## Task to complete
Only the lines from the one containing "What Plotly code" through the one containing "import plotly.graph_objects as go" should be duplicated, exactly as they appear. Pictures are to be left out.

## Data rows
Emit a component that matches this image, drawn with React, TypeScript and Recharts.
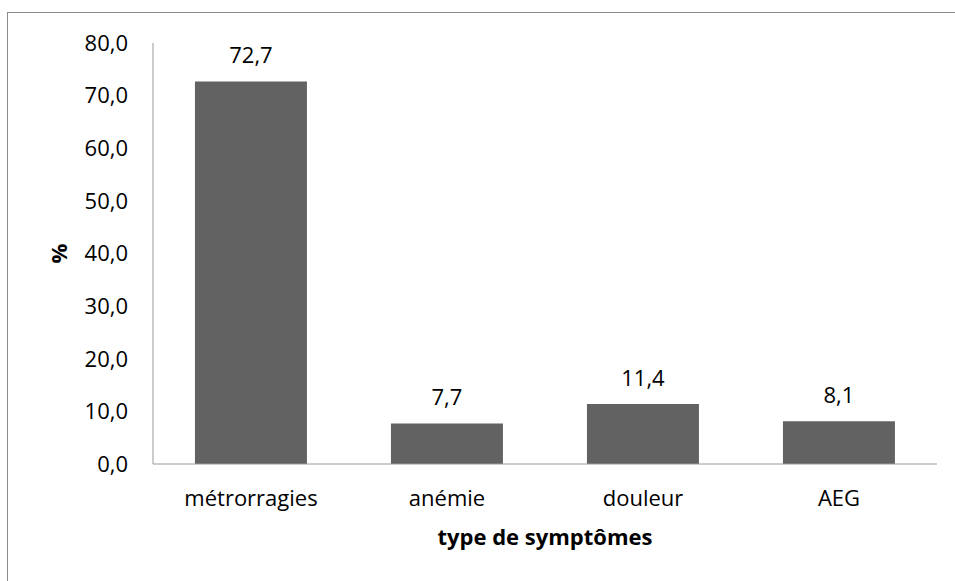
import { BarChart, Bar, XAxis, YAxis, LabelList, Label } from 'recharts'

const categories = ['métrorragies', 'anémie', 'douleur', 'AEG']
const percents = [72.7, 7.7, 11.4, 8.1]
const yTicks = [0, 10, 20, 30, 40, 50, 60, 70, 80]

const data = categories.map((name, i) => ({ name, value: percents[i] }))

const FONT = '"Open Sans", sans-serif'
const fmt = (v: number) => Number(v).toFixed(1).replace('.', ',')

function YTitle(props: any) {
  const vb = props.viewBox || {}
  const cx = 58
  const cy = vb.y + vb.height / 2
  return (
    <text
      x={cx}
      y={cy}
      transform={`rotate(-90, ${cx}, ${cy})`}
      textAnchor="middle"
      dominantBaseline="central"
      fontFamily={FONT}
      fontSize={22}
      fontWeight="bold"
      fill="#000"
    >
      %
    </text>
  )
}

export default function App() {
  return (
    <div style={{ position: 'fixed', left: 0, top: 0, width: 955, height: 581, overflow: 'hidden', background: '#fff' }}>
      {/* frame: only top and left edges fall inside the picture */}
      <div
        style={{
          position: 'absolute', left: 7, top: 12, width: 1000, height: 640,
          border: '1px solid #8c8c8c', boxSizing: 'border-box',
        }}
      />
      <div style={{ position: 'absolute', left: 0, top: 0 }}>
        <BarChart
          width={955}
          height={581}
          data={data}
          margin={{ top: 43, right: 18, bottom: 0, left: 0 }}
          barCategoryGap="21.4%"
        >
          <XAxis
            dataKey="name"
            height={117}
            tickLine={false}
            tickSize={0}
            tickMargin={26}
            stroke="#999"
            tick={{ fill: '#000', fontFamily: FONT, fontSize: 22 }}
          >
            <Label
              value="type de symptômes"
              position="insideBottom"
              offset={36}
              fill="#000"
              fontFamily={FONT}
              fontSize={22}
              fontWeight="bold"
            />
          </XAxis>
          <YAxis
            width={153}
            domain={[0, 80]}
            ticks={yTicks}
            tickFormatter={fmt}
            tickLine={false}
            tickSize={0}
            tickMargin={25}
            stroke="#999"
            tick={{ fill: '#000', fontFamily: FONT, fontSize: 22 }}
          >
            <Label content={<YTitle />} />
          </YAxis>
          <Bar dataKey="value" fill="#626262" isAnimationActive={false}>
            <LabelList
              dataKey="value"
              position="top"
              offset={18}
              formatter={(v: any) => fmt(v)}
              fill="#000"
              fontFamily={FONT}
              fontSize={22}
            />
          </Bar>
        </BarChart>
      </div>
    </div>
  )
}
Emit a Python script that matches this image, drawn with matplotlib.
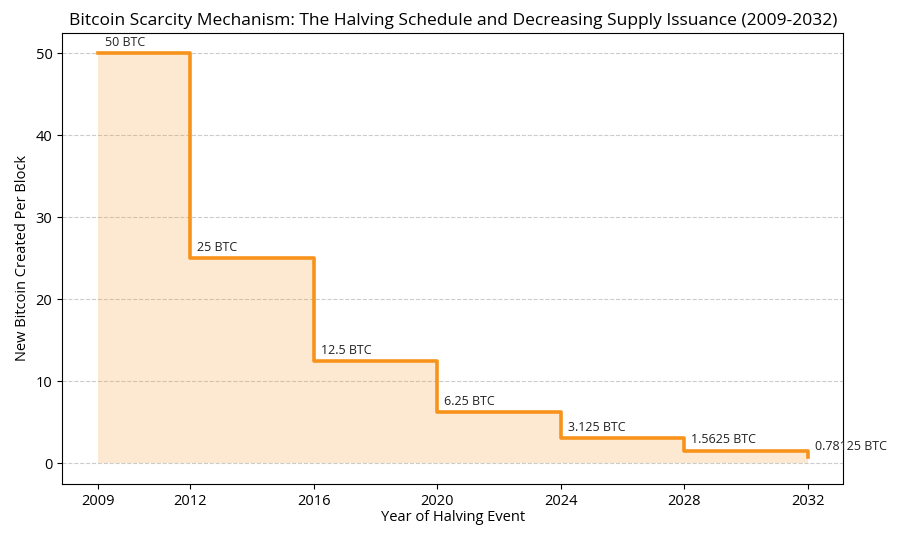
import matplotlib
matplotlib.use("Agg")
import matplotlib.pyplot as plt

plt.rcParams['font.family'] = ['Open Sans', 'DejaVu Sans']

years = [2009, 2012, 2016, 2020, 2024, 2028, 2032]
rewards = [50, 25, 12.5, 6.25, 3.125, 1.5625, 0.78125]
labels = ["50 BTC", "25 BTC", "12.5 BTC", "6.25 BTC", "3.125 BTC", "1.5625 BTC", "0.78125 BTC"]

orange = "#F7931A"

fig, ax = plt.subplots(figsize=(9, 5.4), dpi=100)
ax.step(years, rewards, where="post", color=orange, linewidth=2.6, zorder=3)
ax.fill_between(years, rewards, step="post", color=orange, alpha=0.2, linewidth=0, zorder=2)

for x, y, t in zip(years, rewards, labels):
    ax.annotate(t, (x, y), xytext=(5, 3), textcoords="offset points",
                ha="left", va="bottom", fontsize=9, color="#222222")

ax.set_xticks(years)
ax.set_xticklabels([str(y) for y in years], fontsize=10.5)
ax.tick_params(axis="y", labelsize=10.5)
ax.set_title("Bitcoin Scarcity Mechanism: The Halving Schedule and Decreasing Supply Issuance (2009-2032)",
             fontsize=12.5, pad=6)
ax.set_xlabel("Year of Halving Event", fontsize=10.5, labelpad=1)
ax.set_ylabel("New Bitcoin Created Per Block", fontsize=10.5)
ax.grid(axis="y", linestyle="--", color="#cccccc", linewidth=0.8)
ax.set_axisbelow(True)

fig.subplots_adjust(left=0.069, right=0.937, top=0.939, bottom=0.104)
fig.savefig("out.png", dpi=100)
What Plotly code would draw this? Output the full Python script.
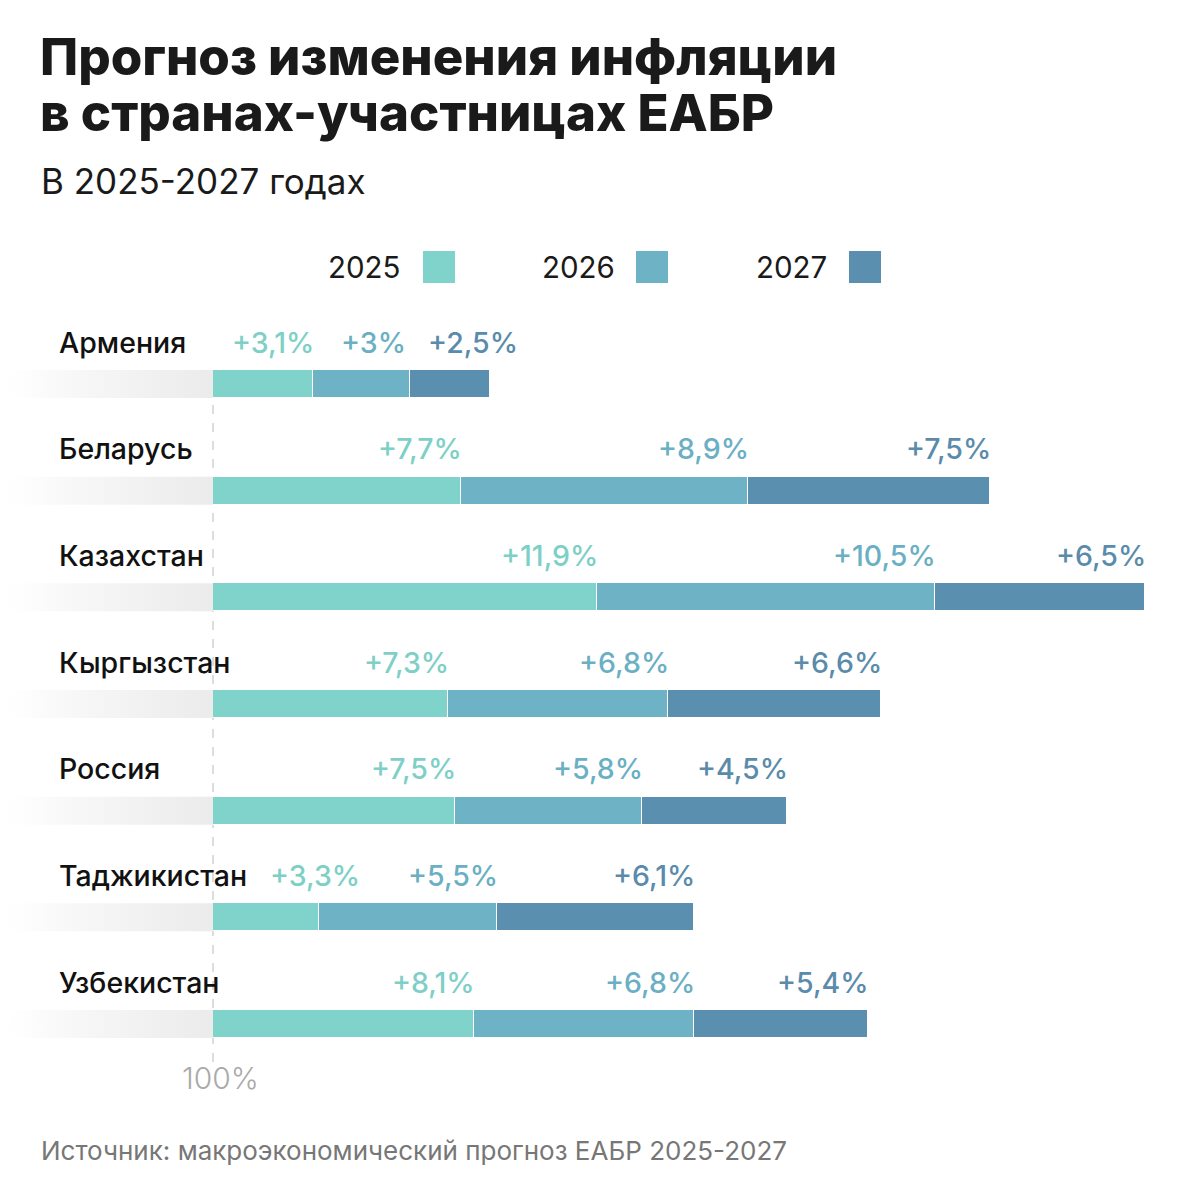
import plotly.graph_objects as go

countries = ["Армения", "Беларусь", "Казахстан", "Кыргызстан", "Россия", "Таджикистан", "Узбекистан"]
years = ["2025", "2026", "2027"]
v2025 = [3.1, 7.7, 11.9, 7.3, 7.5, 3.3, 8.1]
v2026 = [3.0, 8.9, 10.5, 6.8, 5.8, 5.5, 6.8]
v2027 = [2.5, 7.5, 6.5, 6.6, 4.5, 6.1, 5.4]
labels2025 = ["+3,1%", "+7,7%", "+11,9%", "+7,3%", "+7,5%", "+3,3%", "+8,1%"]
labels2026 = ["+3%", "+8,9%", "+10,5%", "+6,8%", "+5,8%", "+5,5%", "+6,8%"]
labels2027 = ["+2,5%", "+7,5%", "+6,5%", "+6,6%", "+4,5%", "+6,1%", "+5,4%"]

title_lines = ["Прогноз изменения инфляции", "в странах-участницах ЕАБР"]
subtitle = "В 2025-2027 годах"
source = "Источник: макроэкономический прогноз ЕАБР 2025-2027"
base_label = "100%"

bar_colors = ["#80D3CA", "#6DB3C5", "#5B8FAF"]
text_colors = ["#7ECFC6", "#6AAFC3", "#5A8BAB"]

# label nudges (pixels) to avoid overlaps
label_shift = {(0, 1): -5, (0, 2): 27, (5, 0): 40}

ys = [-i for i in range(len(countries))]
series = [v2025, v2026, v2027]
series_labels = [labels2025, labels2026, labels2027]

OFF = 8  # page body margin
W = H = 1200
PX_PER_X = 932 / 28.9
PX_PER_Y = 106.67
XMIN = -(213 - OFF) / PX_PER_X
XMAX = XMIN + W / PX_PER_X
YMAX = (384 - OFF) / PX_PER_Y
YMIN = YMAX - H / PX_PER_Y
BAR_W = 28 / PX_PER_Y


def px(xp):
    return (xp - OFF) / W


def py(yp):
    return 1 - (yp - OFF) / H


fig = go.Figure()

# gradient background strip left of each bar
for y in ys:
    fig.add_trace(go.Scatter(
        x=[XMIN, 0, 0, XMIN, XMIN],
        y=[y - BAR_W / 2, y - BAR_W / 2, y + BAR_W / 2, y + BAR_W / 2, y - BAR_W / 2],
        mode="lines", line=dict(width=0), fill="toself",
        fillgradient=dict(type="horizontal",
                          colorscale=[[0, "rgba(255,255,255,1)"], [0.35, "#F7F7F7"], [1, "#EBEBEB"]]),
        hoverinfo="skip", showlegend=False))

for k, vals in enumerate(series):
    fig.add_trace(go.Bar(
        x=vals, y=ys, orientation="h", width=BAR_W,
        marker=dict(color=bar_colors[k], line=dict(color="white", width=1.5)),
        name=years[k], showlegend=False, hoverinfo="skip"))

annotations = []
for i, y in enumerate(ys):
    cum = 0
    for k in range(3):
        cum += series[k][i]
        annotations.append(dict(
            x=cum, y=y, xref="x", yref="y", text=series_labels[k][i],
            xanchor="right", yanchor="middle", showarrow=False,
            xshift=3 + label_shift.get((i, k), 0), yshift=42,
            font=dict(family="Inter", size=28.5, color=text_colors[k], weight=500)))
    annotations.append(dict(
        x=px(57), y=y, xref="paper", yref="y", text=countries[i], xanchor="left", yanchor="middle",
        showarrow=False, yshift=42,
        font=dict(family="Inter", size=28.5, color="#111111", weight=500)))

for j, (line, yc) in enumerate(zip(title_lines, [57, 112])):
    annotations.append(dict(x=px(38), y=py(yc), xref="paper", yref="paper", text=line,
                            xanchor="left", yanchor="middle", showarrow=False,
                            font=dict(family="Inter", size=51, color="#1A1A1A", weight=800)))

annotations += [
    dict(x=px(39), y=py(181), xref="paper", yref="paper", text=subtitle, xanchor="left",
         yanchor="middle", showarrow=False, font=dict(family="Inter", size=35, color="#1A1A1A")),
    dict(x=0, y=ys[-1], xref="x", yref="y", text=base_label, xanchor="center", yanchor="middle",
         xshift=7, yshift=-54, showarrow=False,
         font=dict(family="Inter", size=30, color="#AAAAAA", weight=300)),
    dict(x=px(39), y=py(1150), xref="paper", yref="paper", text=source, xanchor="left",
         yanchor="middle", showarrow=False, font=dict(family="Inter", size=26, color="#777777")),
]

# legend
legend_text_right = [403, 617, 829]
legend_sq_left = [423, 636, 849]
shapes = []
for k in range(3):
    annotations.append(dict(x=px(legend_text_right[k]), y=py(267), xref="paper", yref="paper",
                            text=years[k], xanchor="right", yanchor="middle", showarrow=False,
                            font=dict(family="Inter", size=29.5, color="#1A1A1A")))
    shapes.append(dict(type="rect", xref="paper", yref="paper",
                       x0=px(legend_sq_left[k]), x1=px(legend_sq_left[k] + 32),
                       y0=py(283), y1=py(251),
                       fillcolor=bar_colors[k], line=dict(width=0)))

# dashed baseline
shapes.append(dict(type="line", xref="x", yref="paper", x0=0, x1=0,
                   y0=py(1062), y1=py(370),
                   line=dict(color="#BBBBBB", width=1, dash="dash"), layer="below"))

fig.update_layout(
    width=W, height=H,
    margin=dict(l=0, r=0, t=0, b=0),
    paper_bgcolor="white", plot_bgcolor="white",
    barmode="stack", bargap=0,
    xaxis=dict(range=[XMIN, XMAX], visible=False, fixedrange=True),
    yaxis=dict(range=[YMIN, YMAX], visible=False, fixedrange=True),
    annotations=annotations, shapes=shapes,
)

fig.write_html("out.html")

## Final result
What Plotly code would draw this? Output the full Python script.
import plotly.graph_objects as go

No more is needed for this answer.